Stories like this keep
popping up. I remember an iteration a while back in which the
well-meaning widow of a Connecticut university president suggested bake
sales to aid in our arrears.
If we lived in a land with
honest media, you would expect them to use such occasions to educate
Americans about the debt. The NPR reporter could have begun by explaining that the national debt is not the same as a payday loan. Instead, it's a financial
product that’s bought and sold around the clock around the world. Or by noting that some of those who trade the debt ‘own’ their piece of it for the instant it now takes to make or lose money on it.
Governments have two ways of raising money: by taxes and by borrowing.
Taxes are the fairest and most efficient way---if you can get everyone
to pay them. Borrowing is basically unfair since it shifts wealth from
tax payers to those who lend money to the government. Those creditors
want government to borrow ever more money because that enriches and enlarges the credit
markets. Should the
debt be magically paid in full tomorrow morning, those markets
would collapse and Wall Street would blow away as if hit by a dozen
Hurricane Sandys at once.
The soaring increase in our national
debt parallels the explosion of all sorts of debt. We used to make money
by making stuff, now we make it by borrowing, buying, lending, leasing, selling and swapping a bewildering variety of financial paper, some of which carries
the imprint of the U.S. Treasury. This endless production of debt, otherwise known as
financial services, has become the biggest of our big businesses.

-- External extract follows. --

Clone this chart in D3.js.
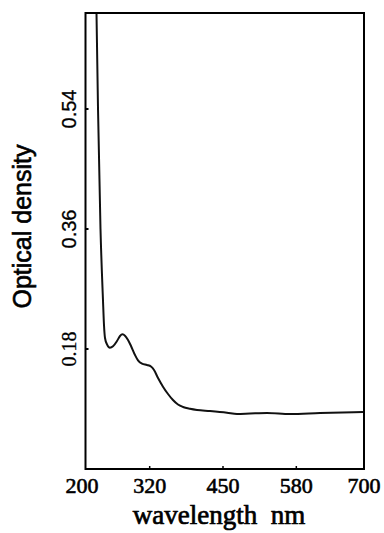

The market in U.S. debt is only one of the countless economic mechanisms designed
to make the richest of the rich richer and send the rest of us to gobbing gruel at the poor farm. This has reached a point where the top one percent have as much wealth as the
bottom 90 percent. Even Warren Buffett thinks that's suicidal for capitalism. As a result we’re heading, and quickly, in the
direction of the feudal banana republics where a few families own everything
worth owning in the country.
So a well-meaning economic simpleton making a donation to
lower the national debt is in effect handing a
penny to Abdullah, king of the Saudis, or, worse, Donald Trump. That NPR
takes debt donors seriously only shows how unserious it is.